Well, I’ve now finished the fictional letters 1938-1941. I have included the first one based on the volume of letters from 1941-1944. This happens to be one written by the class teacher Hanna Braun. She is the only one where I’ve kept the name, though this may change.
In artistic terms, she’s useful as she comments on all of the girls’ letters and helps to remind the reader what has happened in the last round. And as she’s a teacher, she does make some astute observations. Is she some sort of Greek chorus? Is she the mentor? Should I take poetic license and make her the one who is imprisoned for a year? That would be a handy way of getting her out the way, I suppose. I’ll think about that one.
And in this one the potatoes in spring come up again! Maybe the title will work after all.

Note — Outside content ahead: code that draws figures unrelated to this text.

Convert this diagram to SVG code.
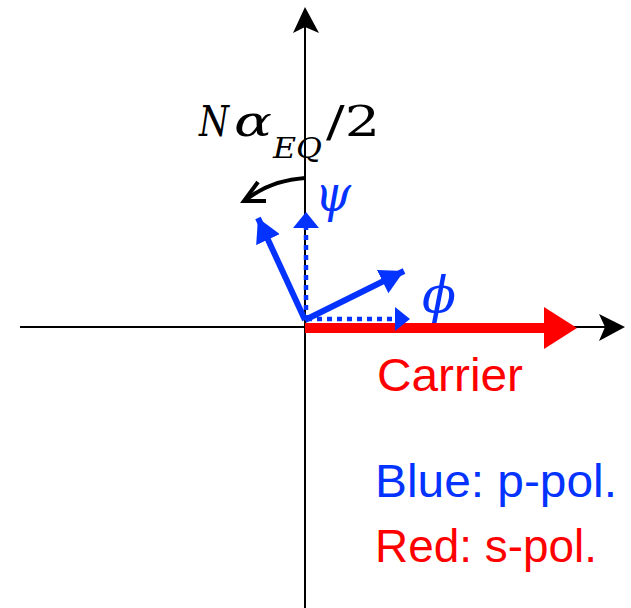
<svg xmlns="http://www.w3.org/2000/svg" width="631" height="608" viewBox="0 0 631 608">
  <style>
    .axis { stroke: #000; stroke-width: 2; fill: none; }
    .blue { stroke: #0433FF; stroke-width: 6; fill: none; }
    .dot { stroke: #0433FF; stroke-width: 4.5; fill: none; stroke-dasharray: 5 5; }
    .math { font-family: "DejaVu Serif", "Liberation Serif", serif; font-style: italic; }
    .up { font-family: "DejaVu Serif", "Liberation Serif", serif; }
    .lbl { font-family: "Liberation Sans", Arial, sans-serif; font-size: 46px; }
  </style>
  <defs>
    <marker id="blueHead" markerUnits="userSpaceOnUse" markerWidth="24" markerHeight="26" viewBox="0 0 22 24" refX="22" refY="12" orient="auto">
      <polygon points="0,0 22,12 0,24" fill="#0433FF"/>
    </marker>
  </defs>

  <g id="axes">
    <line class="axis" x1="20" y1="327" x2="615" y2="327"/>
    <polygon points="625,327 599,314 605,327 599,341" fill="#000"/>
    <line class="axis" x1="305" y1="608" x2="305" y2="17"/>
    <polygon points="305,7 293,33 305,27 319,33" fill="#000"/>
  </g>

  <g id="carrier">
    <line x1="305" y1="328" x2="548" y2="328" stroke="#FF0000" stroke-width="10"/>
    <polygon points="544,307 577,328 544,349" fill="#FF0000"/>
    <text class="lbl" x="377" y="391" fill="#FF0000" textLength="146" lengthAdjust="spacingAndGlyphs">Carrier</text>
  </g>

  <g id="connectors">
    <line class="dot" x1="306" y1="320" x2="306" y2="226"/>
    <polygon points="306,212 293,228 319,228" fill="#0433FF"/>
    <line class="dot" x1="307" y1="319" x2="396" y2="319"/>
    <polygon points="410,319 395,307 395,331" fill="#0433FF"/>
    <line class="blue" x1="305" y1="320" x2="258" y2="218" marker-end="url(#blueHead)"/>
    <line class="blue" x1="305" y1="320" x2="404" y2="271" marker-end="url(#blueHead)"/>
    <path d="M305,178 Q272,180 247,199" stroke="#000" stroke-width="4" fill="none"/>
    <polyline points="258,182 244,201 266,201" stroke="#000" stroke-width="4" fill="none" stroke-linejoin="miter"/>
  </g>

  <g id="labels">
    <text class="math" x="199" y="136" font-size="42" textLength="30" lengthAdjust="spacingAndGlyphs">N</text>
    <text class="math" x="234" y="136" font-size="42" textLength="38" lengthAdjust="spacingAndGlyphs">α</text>
    <text class="math" x="273" y="158" font-size="28" textLength="49" lengthAdjust="spacingAndGlyphs">EQ</text>
    <text class="up" x="326" y="136" font-size="42" textLength="54" lengthAdjust="spacingAndGlyphs">/2</text>
    <text class="math" x="315" y="211" font-size="50" fill="#0433FF" textLength="36" lengthAdjust="spacingAndGlyphs">ψ</text>
    <text class="math" x="422" y="312" font-size="50" fill="#0433FF" textLength="34" lengthAdjust="spacingAndGlyphs">ϕ</text>
    <text class="lbl" x="375" y="497" fill="#0433FF" textLength="242" lengthAdjust="spacingAndGlyphs">Blue: p-pol.</text>
    <text class="lbl" x="375" y="562" fill="#FF0000" textLength="222" lengthAdjust="spacingAndGlyphs">Red: s-pol.</text>
  </g>
</svg>
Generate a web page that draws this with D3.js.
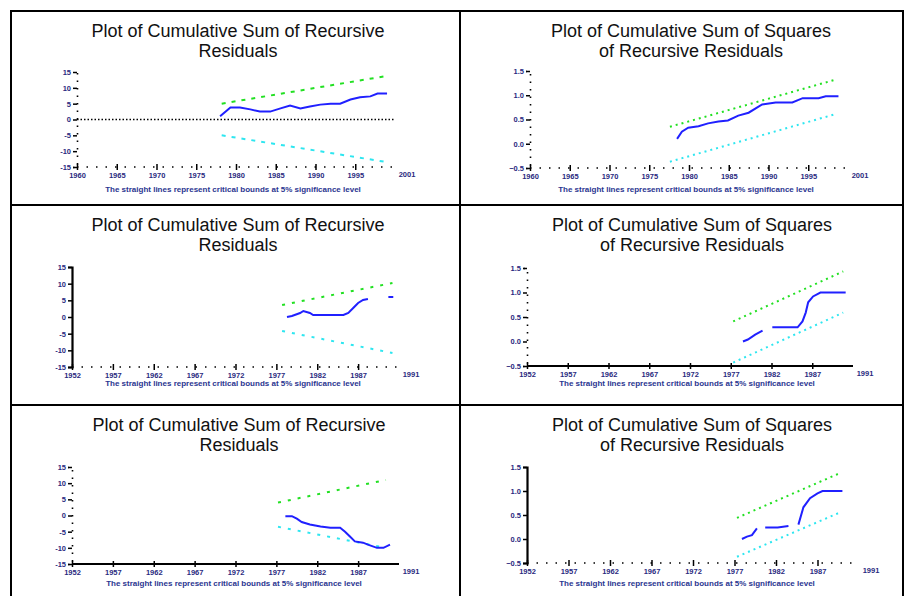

I notice I have the same tone in this letter as I do in the others. Of course I had read all of the letters before I started the fictional ones. I’m using my mother-in-law’s translation at the moment. I’d have no problem with the German though I do have some problems with the handwriting. Though the letters were translated in the 1980s I think they retain something of a 1940s’ young German voice with the teacher sounding a little more adult, though I perceive her to be a quite young teacher. It seems to work and I’m pretty sure I’m not making it too old-fashioned for the 21st century readership. The longest letter extract is 700 words, but that is exceptional. They average at 350 – in other words only a little longer than an average blog post.